We walked down to the shack where people pay for the trees, and the cutter let us buy the lone pine that already had been cut. It was leaning against the shack and had a large gap in one side, but we were glad to have any fresh tree at all.
“Next year,” the cutter said, “come back in November.”
My kids laughed. November?
“It’s so Orange County,” groaned my oldest. “Take a number. For a tree.”
The Christmas Tree Run—my name, not theirs—used to be the Saturday after Thanksgiving, but like so much that is holiday-related, it comes way too early. Nick Peltzer, a fourth-generation Peltzer farmer, tells us the tree warriors start showing up at 5:30 a.m. the Saturday before Turkey Day. When there was a farm in Irvine, the 55-year-old says, Irvine residents set a record for showing up early: 3:30 a.m.
Chuck Pelzer, the 78-year-old patriarch of the clan, apparently invented the idea for making a reservation to cut a tree. I recently went back to the Silverado farm to meet him, and we watched as his workers trimmed this year’s branches with their machetes, shaping the new growth so that each tree became a perfect cone. He says the job requires an artistic hand; not just anyone can do it.
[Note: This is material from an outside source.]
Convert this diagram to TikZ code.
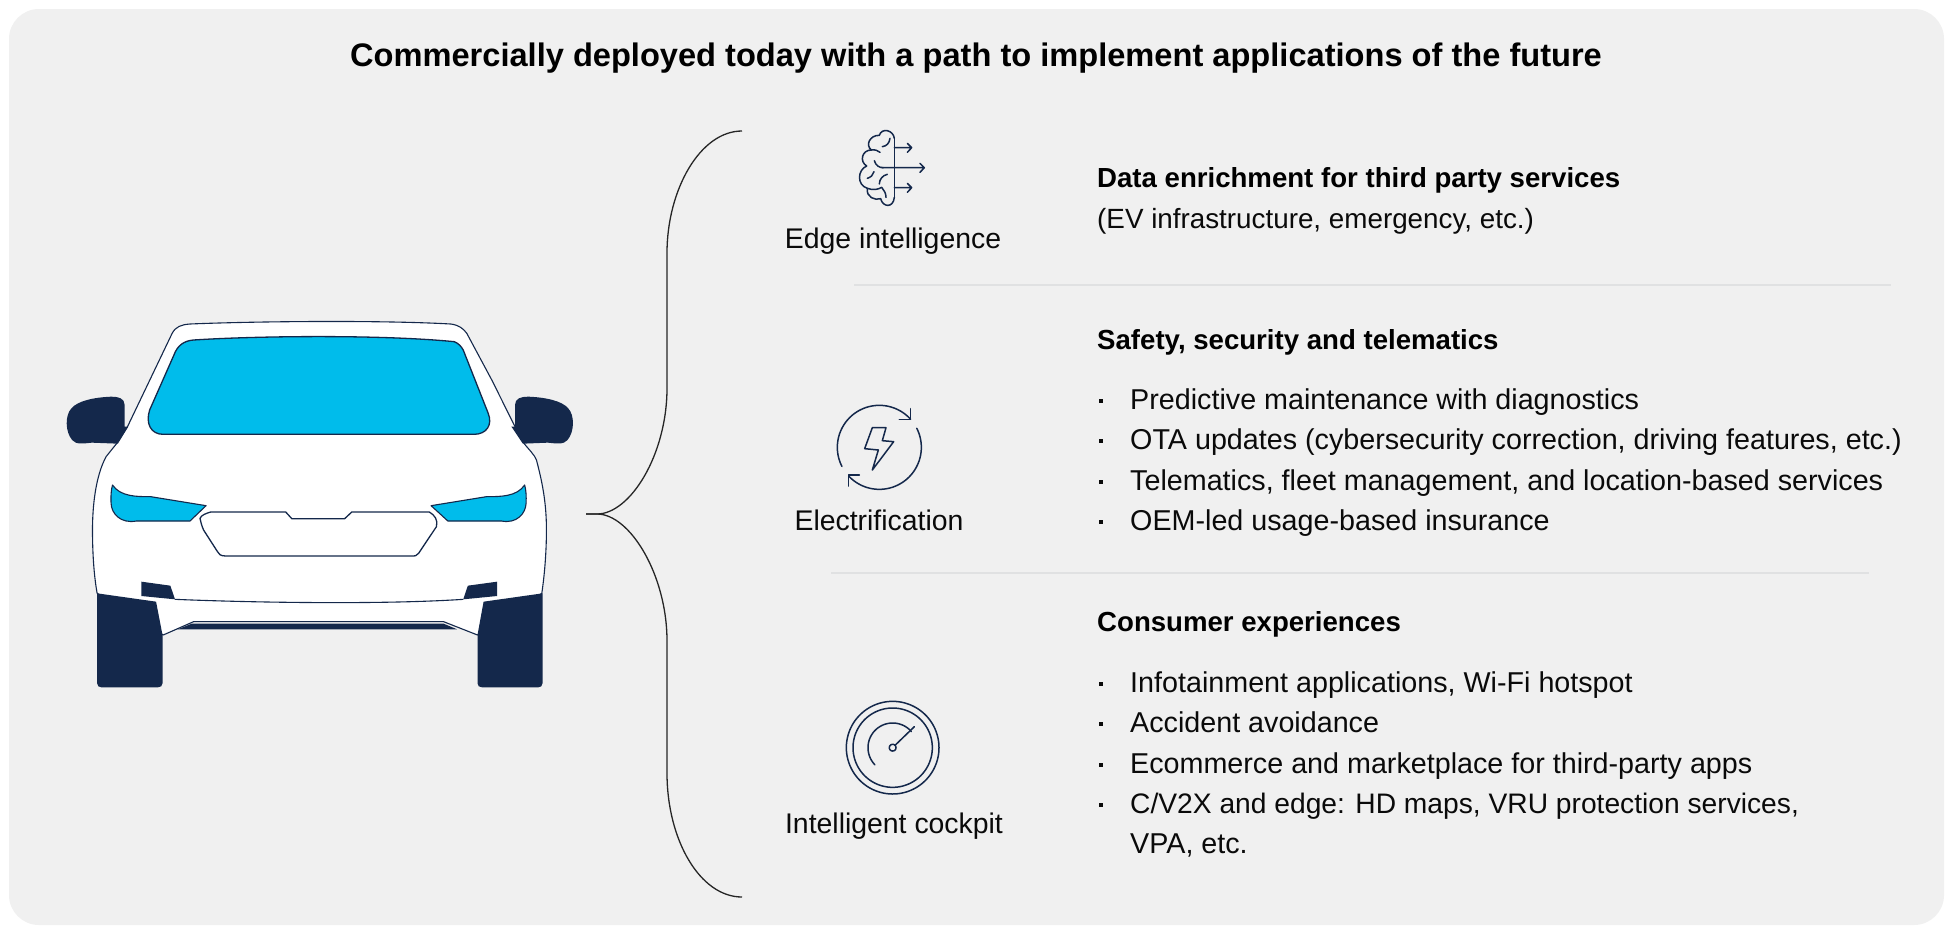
\documentclass[tikz,border=0pt]{standalone}
\usepackage{fontspec}
\setmainfont{Liberation Sans}
\definecolor{panelc}{HTML}{F0F0F0}
\definecolor{navy}{HTML}{14284B}
\definecolor{cyanc}{HTML}{00BCEB}
\definecolor{rulec}{HTML}{E0E1E2}
\definecolor{inkc}{HTML}{0A0A0A}
\tikzset{
  titletext/.style={anchor=base,inner sep=0pt,text=black,font=\fontsize{32.6}{38}\selectfont\bfseries},
  headtext/.style={anchor=base west,inner sep=0pt,text=black,font=\fontsize{27.6}{32}\selectfont\bfseries},
  bodytext/.style={anchor=base west,inner sep=0pt,text=inkc,font=\fontsize{28.7}{32}\selectfont},
  labeltext/.style={anchor=base,inner sep=0pt,text=inkc,font=\fontsize{28.4}{32}\selectfont},
  divider/.style={draw=rulec,line width=2.8pt},
  carline/.style={draw=navy,line width=1.1pt,line join=round},
  iconline/.style={draw=navy,line width=1.5pt,line cap=round,line join=round},
  brace/.style={draw=black!85,line width=1.3pt},
  bullet/.style={fill=inkc,minimum size=3.6pt,inner sep=0pt,draw=none,rectangle}
}
\begin{document}
\begin{tikzpicture}[x=1pt,y=-1pt]
\useasboundingbox (0,0) rectangle (1953,935);
\fill[white] (0,0) rectangle (1953,935);
\fill[panelc,rounded corners=30pt] (9,9) rectangle (1944,925);
% title
\node[titletext] (title) at (976,66) {Commercially deployed today with a path to implement applications of the future};
% brace
\coordinate (bt) at (742,131);
\coordinate (bm) at (586,514);
\coordinate (bb) at (742,897);
\draw[brace] (bt) .. controls (700,131) and (667,190) .. (667,253) -- (667,388)
  .. controls (667,455) and (630,514) .. (597,514) -- (bm);
\draw[brace] (bm) -- (597,514) .. controls (630,514) and (667,575) .. (667,641) -- (667,773)
  .. controls (667,840) and (700,897) .. (bb);
% dividers
\coordinate (d1a) at (854,285); \coordinate (d1b) at (1891,285);
\coordinate (d2a) at (831,573); \coordinate (d2b) at (1869,573);
\draw[divider] (d1a) -- (d1b);
\draw[divider] (d2a) -- (d2b);
% car
\begin{scope}[shift={(40,300)},x=0.35714pt,y=-0.33333pt]
  % body
  \filldraw[carline,fill=white] (370,100) .. controls (380,80) and (395,74) .. (420,72)
    .. controls (600,64) and (950,60) .. (1150,72)
    .. controls (1172,75) and (1185,85) .. (1195,100) -- (1265,240) -- (1330,380) -- (1355,430)
    .. controls (1370,450) and (1385,465) .. (1390,480)
    .. controls (1410,560) and (1418,620) .. (1418,690)
    .. controls (1418,760) and (1412,830) .. (1405,880)
    -- (1225,1005) -- (1130,965) -- (430,965) -- (345,1005) -- (160,880)
    .. controls (150,820) and (147,750) .. (147,690)
    .. controls (147,620) and (155,530) .. (185,470)
    -- (215,430) -- (245,380) -- cycle;
  % windscreen
  \filldraw[carline,fill=cyanc,line width=1.3pt] (430,120) .. controls (600,108) and (950,103) .. (1160,125)
    .. controls (1172,130) and (1180,140) .. (1185,150) -- (1255,340)
    .. controls (1268,375) and (1250,403) .. (1215,403) -- (345,403)
    .. controls (310,403) and (295,370) .. (307,330) -- (375,165)
    .. controls (385,135) and (405,122) .. (430,120) -- cycle;
  % mirrors
  \fill[navy] (237,380) -- (237,315) .. controls (237,295) and (220,290) .. (200,290)
    .. controls (150,292) and (105,303) .. (88,325)
    .. controls (70,345) and (70,395) .. (90,420)
    .. controls (100,435) and (125,430) .. (145,428) -- (218,431) -- (247,380) -- cycle;
  \fill[navy] (1330,380) -- (1330,315) .. controls (1330,295) and (1347,290) .. (1367,290)
    .. controls (1417,292) and (1462,303) .. (1479,325)
    .. controls (1497,345) and (1497,395) .. (1477,420)
    .. controls (1467,435) and (1442,430) .. (1422,428) -- (1352,431) -- (1320,380) -- cycle;
  % headlights
  \filldraw[carline,fill=cyanc] (203,555) .. controls (225,590) and (270,590) .. (310,590)
    -- (465,617) -- (420,663) -- (270,663)
    .. controls (225,672) and (200,640) .. (199,610)
    .. controls (198,590) and (199,570) .. (203,555) -- cycle;
  \filldraw[carline,fill=cyanc] (1357,555) .. controls (1335,590) and (1290,590) .. (1250,590)
    -- (1095,617) -- (1142,663) -- (1292,663)
    .. controls (1335,672) and (1360,640) .. (1361,610)
    .. controls (1362,590) and (1361,570) .. (1357,555) -- cycle;
  % grille
  \filldraw[carline,fill=white,line width=1.3pt] (478,636) -- (688,636) -- (705,656) -- (853,656) -- (873,636) -- (1090,636)
    .. controls (1105,645) and (1115,660) .. (1110,680) -- (1060,760)
    .. controls (1055,768) and (1050,768) .. (1040,768) -- (520,768)
    .. controls (505,768) and (500,762) .. (497,755) -- (458,690)
    .. controls (452,675) and (450,665) .. (448,655) .. controls (452,645) and (465,640) .. (478,636) -- cycle;
  % bumper line
  \draw[carline] (378,898) .. controls (600,908) and (960,914) .. (1185,898);
  % fog lamps
  \fill[navy] (284,845) -- (365,857) -- (378,898) -- (284,888) -- cycle;
  \fill[navy] (1280,845) -- (1198,857) -- (1185,898) -- (1280,888) -- cycle;
  % wheels
  \fill[navy] (160,880) -- (325,905) -- (343,1005) -- (343,1150) .. controls (343,1158) and (338,1162) .. (330,1162)
    -- (172,1162) .. controls (165,1162) and (160,1158) .. (160,1150) -- cycle;
  \fill[navy] (1407,880) -- (1242,905) -- (1225,1005) -- (1225,1150) .. controls (1225,1158) and (1230,1162) .. (1238,1162)
    -- (1395,1162) .. controls (1402,1162) and (1407,1158) .. (1407,1150) -- cycle;
  % under strip
  \fill[navy] (385,988) -- (425,971) -- (1130,971) -- (1168,988) -- cycle;
\end{scope}
% brain icon
\begin{scope}[shift={(780,110)},x=0.33333pt,y=-0.33333pt]
  \draw[iconline] (343,85) -- (343,262);
  \draw[iconline] (343,85) .. controls (340,60) and (305,52) .. (298,76)
    .. controls (270,75) and (255,105) .. (274,120)
    .. controls (245,120) and (238,155) .. (260,168)
    .. controls (232,180) and (230,225) .. (262,235)
    .. controls (258,262) and (285,272) .. (302,266)
    .. controls (308,292) and (340,295) .. (343,262);
  \draw[iconline] (330,85) .. controls (328,100) and (320,108) .. (307,110);
  \draw[iconline] (274,120) .. controls (285,118) and (295,122) .. (300,127);
  \draw[iconline] (283,152) .. controls (288,168) and (298,173) .. (310,173);
  \draw[iconline] (282,185) .. controls (280,195) and (272,202) .. (262,205);
  \draw[iconline] (322,193) .. controls (308,196) and (298,208) .. (298,222);
  \draw[iconline] (262,235) .. controls (280,242) and (295,238) .. (305,232) .. controls (312,240) and (318,250) .. (318,262);
  \draw[iconline] (343,113) -- (395,113) (382,100) -- (395,113) -- (382,127);
  \draw[iconline] (305,173) -- (433,173) (420,160) -- (433,173) -- (420,187);
  \draw[iconline] (343,233) -- (395,233) (382,220) -- (395,233) -- (382,247);
\end{scope}
% electrification icon
\begin{scope}[shift={(780,390)},x=0.33333pt,y=-0.33333pt]
  \draw[iconline] plot[domain=207:42,samples=70] ({298+126*cos(\x)},{172-126*sin(\x)});
  \draw[iconline] plot[domain=27:-137,samples=70] ({298+126*cos(\x)},{172-126*sin(\x)});
  \draw[iconline] (358,88) -- (392,88) -- (392,56);
  \draw[iconline] (238,255) -- (205,255) -- (205,288);
  \draw[iconline] (277,113) -- (318,113) -- (307,152) -- (341,155) -- (277,240) -- (295,180) -- (254,176) -- cycle;
\end{scope}
% gauge icon
\begin{scope}[shift={(780,690)},x=0.33333pt,y=-0.33333pt]
  \draw[iconline] plot[domain=0:360,samples=120] ({338+139*cos(\x)},{173-139*sin(\x)});
  \draw[iconline] plot[domain=0:360,samples=120] ({338+119*cos(\x)},{173-119*sin(\x)});
  \draw[iconline] plot[domain=224:41,samples=70] ({338+74*cos(\x)},{173-74*sin(\x)});
  \draw[iconline] plot[domain=0:360,samples=40] ({338+10*cos(\x)},{173-10*sin(\x)});
  \draw[iconline] (345,166) -- (403,110);
\end{scope}
% icon labels
\node[labeltext] (l1) at (893,248) {Edge intelligence};
\node[labeltext] (l2) at (879,530) {Electrification};
\node[labeltext] (l3) at (894,833) {Intelligent cockpit};
% block 1
\node[headtext] (h1) at (1097,187) {Data enrichment for third party services};
\node[bodytext,font=\fontsize{27.8}{32}\selectfont] (t11) at (1097,228) {(EV infrastructure, emergency, etc.)};
% block 2
\node[headtext] (h2) at (1097,349) {Safety, security and telematics};
\node[bodytext] (t21) at (1130,409) {Predictive maintenance with diagnostics};
\node[bodytext] (t22) at (1130,449) {OTA updates (cybersecurity correction, driving features, etc.)};
\node[bodytext] (t23) at (1130,490) {Telematics, fleet management, and location-based services};
\node[bodytext] (t24) at (1130,530) {OEM-led usage-based insurance};
\foreach \yy in {401,441,482,522} \node[bullet] at (1101,\yy) {};
% block 3
\node[headtext] (h3) at (1097,631) {Consumer experiences};
\node[bodytext] (t31) at (1130,692) {Infotainment applications, Wi-Fi hotspot};
\node[bodytext] (t32) at (1130,732) {Accident avoidance};
\node[bodytext] (t33) at (1130,773) {Ecommerce and marketplace for third-party apps};
\node[bodytext,font=\fontsize{28.2}{32}\selectfont] (t34) at (1130,813) {C/V2X and edge: HD maps, VRU protection services,};
\node[bodytext] (t35) at (1130,853) {VPA, etc.};
\foreach \yy in {684,724,765,805} \node[bullet] at (1101,\yy) {};
\end{tikzpicture}
\end{document}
Orange County buyers are forever in search of the perfect shape—aren’t we all?—and the senior Peltzer tells me those who race in to get their trees the week before Thanksgiving always claim the tightly cropped ones. But, he says, the ones they leave behind are a little less perfect, and that means there will be more room between the branches for decorations. (I know. He sounds like one heck of a salesman, but he has a point. We once cut a tree that was so perfect the decorations wouldn’t hang flat, and we ended up letting it go naked except for the star on top.)
I tell him we keep coming back because it has become our tradition. And in our family the tradition thrives because it gives us something we crave every day and can’t readily get: a walk in the woods.
He laughs. “We sell an experience.”
Many of his customers come because they like the trees, but more come for the tradition, he says. Only 20 percent even cut their own. Most rely on Peltzer’s workers to fell their trees, preferring to take pictures.
But, he says, there’s not much chance the next generation of Orange County will get to do this: “We’ve run out of ground.”
It makes me sad to think we’re at the end of the line for this tradition, that my kids probably won’t be able to take their children out to cut down their Christmas trees in Orange County. It’s also true that drought could wipe out the farms sooner than any developer. We hope for new water technology and builders who recognize there’s profit in leaving behind some green space, even if it comes in the form of a family Christmas tree farm.
Until then, we’ll also have to make peace with Christmas trees in November. Because making a reservation for one is better than having no tree to reserve at all.